Mengawali awal tahun dengan ketegangan yang mencekam, film “Pernikahan Arwah (The Butterfly House)” bakal menghiasi layar lebar Indonesia mulai 27 Februari 2025. Karya ini lahir dari kolaborasi apik antara Entelekey Media Indonesia dan Relate Film.
Mengusung genre horor, film ini membawa penonton menyelami tradisi kuno Tionghoa yang sarat misteri, yakni pernikahan arwah. Bukan sekadar menghadirkan adegan menegangkan, namun atmosfer budaya Tionghoa begitu kuat terpancar lewat setiap detail latar yang digarap dengan cermat.
Sang sutradara, Paul Agusta, menuturkan bahwa meski bersandar pada tradisi Tionghoa, cerita yang diangkat tetap memiliki daya tarik universal.
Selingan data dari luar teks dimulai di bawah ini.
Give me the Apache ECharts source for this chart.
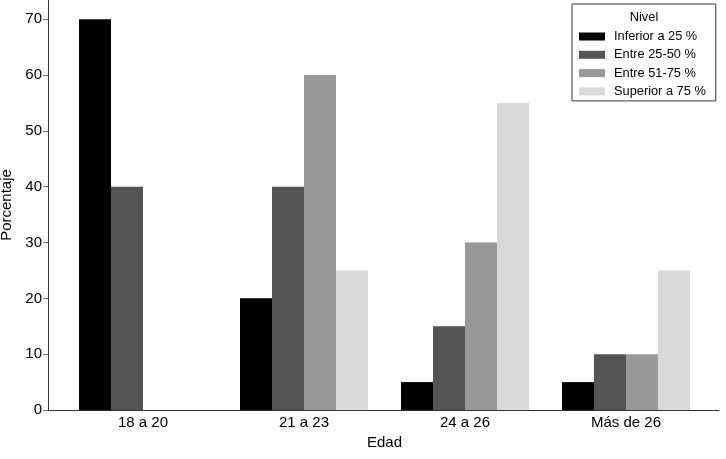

“Film ini menceritakan kisah cinta sepasang kekasih (Salim dan Tasya) yang kebetulan berasal dari keluarga Tionghoa. Namun, konflik yang mereka hadapi cukup relevan bagi siapa saja,” kata Paul dalam Press Screening & Press Conference di Jakarta, Kamis (20/2).
Paul menambahkan, kekuatan emosional film ini terletak pada benturan antara kepercayaan leluhur dan kehendak pribadi, menciptakan ketegangan yang bukan hanya menakutkan, tetapi juga mengharukan.
Film ini diperkuat oleh jajaran bintang ternama seperti Morgan Oey, Zulfa Maharani, Jourdy Pranata, Brigitta Cynthia, dan Verdi Solaiman.
“Ada banyak orang yang mengalami situasi seperti Salim, karakter saya dalam film ini harus memilih antara keluarga atau pasangan,” ungkap Morgan Oey.
Sementara itu, Zulfa Maharani menyoroti makna cinta sejati yang menjadi inti dari film ini.
“Bagaimanapun, cinta itu satu. Jika terpisahkan oleh sesuatu, selalu ada cara untuk kembali. Film ini juga tentang perjuangan dalam sebuah hubungan,” kata Zulfa dengan penuh makna.
Pemilihan tema ini tak hanya menawarkan hiburan mencekam, tetapi juga menjadi upaya memperkenalkan kekayaan budaya Tionghoa kepada penonton Indonesia. Lokasi syuting pun menjadi elemen krusial dalam membangun atmosfer mistis film ini. Lasem, sebuah kota di Jawa Tengah yang dikenal akan arsitektur dan tradisi Tionghoanya yang kental, dipilih menjadi latar utama.
“Lasem dipilih sebagai lokasi utama karena keindahan serta keasliannya dalam merepresentasikan budaya Tionghoa di Indonesia. Kami ingin membawa nuansa yang autentik, sehingga suasana dalam film terasa lebih hidup dan mendukung cerita yang kami bangun. Selain itu, kami juga ingin mengangkat keunikan Lasem sebagai salah satu warisan budaya yang kaya akan sejarah,” tutur Produser Pernikahan Arwah (The Butterfly House) dan Founder Relate Films, Perlita Desiani.
Tak sekadar menghadirkan teror, film ini dirancang untuk menggugah emosi penonton dengan pesan mendalam tentang cinta, pengorbanan, dan nilai-nilai keluarga. Menariknya, film ini tidak hanya akan tayang di Indonesia, tetapi juga menjangkau tujuh negara Asia lainnya, termasuk Vietnam, Kamboja, Malaysia, Filipina, Myanmar, Laos, dan Brunei Darussalam.